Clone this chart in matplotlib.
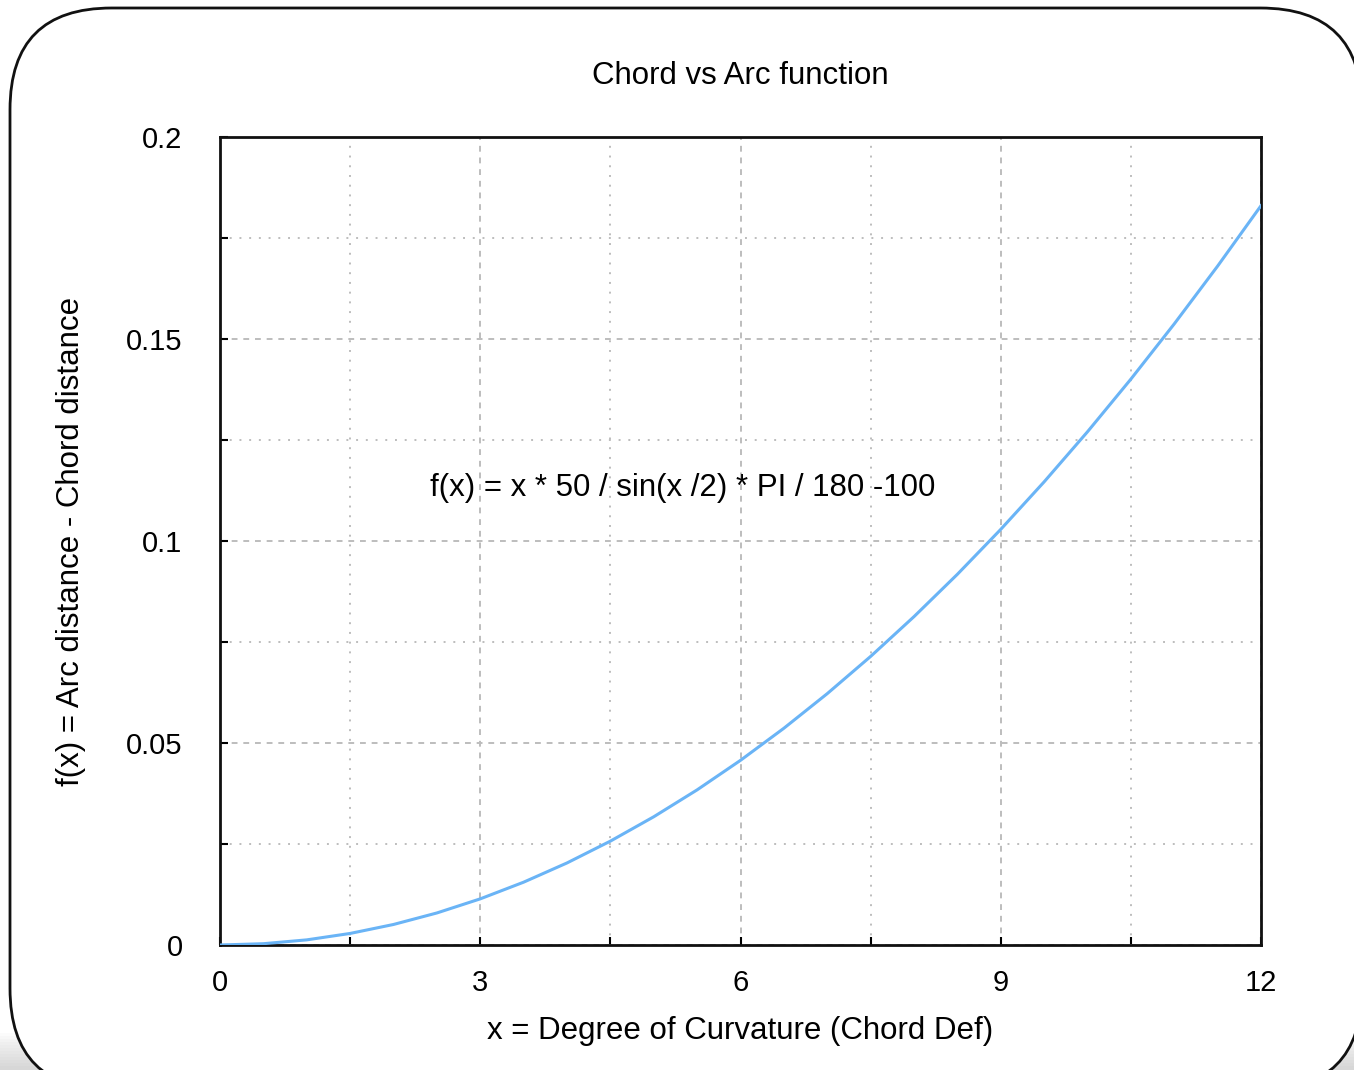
import matplotlib.pyplot as plt
from matplotlib.patches import FancyBboxPatch, Rectangle
from matplotlib.ticker import MultipleLocator

plt.rcParams['font.family'] = ['Liberation Sans', 'DejaVu Sans']

# values, every 0.5 degree
x_deg = [0, 0.5, 1, 1.5, 2, 2.5, 3, 3.5, 4, 4.5, 5, 5.5, 6,
         6.5, 7, 7.5, 8, 8.5, 9, 9.5, 10, 10.5, 11, 11.5, 12]
f_val = [0, 0.00032, 0.00127, 0.00286, 0.00508, 0.00793, 0.01142, 0.01555,
         0.02031, 0.02571, 0.03174, 0.03840, 0.04571, 0.05365, 0.06222,
         0.07143, 0.08128, 0.09176, 0.10288, 0.11464, 0.12704, 0.14007,
         0.15374, 0.16805, 0.18300]

x_ticks = [0, 3, 6, 9, 12]
y_ticks = [0, 0.05, 0.1, 0.15, 0.2]
y_tick_labels = ['0', '0.05', '0.1', '0.15', '0.2']

fig = plt.figure(figsize=(13.54, 10.7), dpi=100)
fig.patch.set_facecolor('white')

# soft shadow along the bottom
for i in range(12):
    fig.patches.append(Rectangle((0, 0), 1, 0.035 - i * 0.0028, transform=fig.transFigure,
                                 facecolor='#9a9a9a', alpha=0.035, edgecolor='none', zorder=0))

# rounded frame
frame = FancyBboxPatch((10 / 1354, -20 / 1070), 1352 / 1354, 1082 / 1070,
                       boxstyle='round,pad=0,rounding_size=0.075',
                       transform=fig.transFigure, facecolor='white',
                       edgecolor='#111111', linewidth=2, zorder=1,
                       mutation_aspect=1354 / 1070)
fig.patches.append(frame)

ax = fig.add_axes([220 / 1354, 1 - 945 / 1070, 1041 / 1354, 808 / 1070])
ax.set_zorder(2)
ax.plot(x_deg, f_val, color='#6ab4f6', linewidth=2.2, zorder=3)

ax.set_xlim(0, 12)
ax.set_ylim(0, 0.2)
ax.set_xticks(x_ticks)
ax.set_yticks(y_ticks)
ax.set_yticklabels(y_tick_labels)
ax.xaxis.set_minor_locator(MultipleLocator(1.5))
ax.yaxis.set_minor_locator(MultipleLocator(0.025))

ax.grid(which='major', color='#bdbdbd', linestyle=(0, (3, 3)), linewidth=1.4)
ax.grid(which='minor', color='#bdbdbd', linestyle=(0, (1, 4)), linewidth=1.4)

ax.tick_params(which='both', direction='in', top=False, right=False,
               length=6, width=1.5, labelsize=21, color='black')
ax.tick_params(axis='x', pad=17)
ax.tick_params(axis='y', pad=27)
for s in ax.spines.values():
    s.set_linewidth(2)
    s.set_color('#111111')

ax.set_title('Chord vs Arc function', fontsize=22.5, pad=38)
ax.set_xlabel('x = Degree of Curvature (Chord Def)', fontsize=22.5, labelpad=14)
ax.set_ylabel('f(x) = Arc distance - Chord distance', fontsize=22.5, labelpad=29)

ax.text(2.42, 0.1131, 'f(x) = x * 50 / sin(x /2) * PI / 180 -100',
        fontsize=22.5, ha='left', va='center', zorder=4)

fig.savefig('out.png', dpi=100)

* Set exercise
From the top of the listing above, repeat each line exactly until you reach the line containing "plt.rcParams['font.family'] = ['Liberation", and repeat that one too. Leave the pictures out.

* Finished answer
Clone this chart in matplotlib.
import matplotlib.pyplot as plt
from matplotlib.patches import FancyBboxPatch, Rectangle
from matplotlib.ticker import MultipleLocator

plt.rcParams['font.family'] = ['Liberation Sans', 'DejaVu Sans']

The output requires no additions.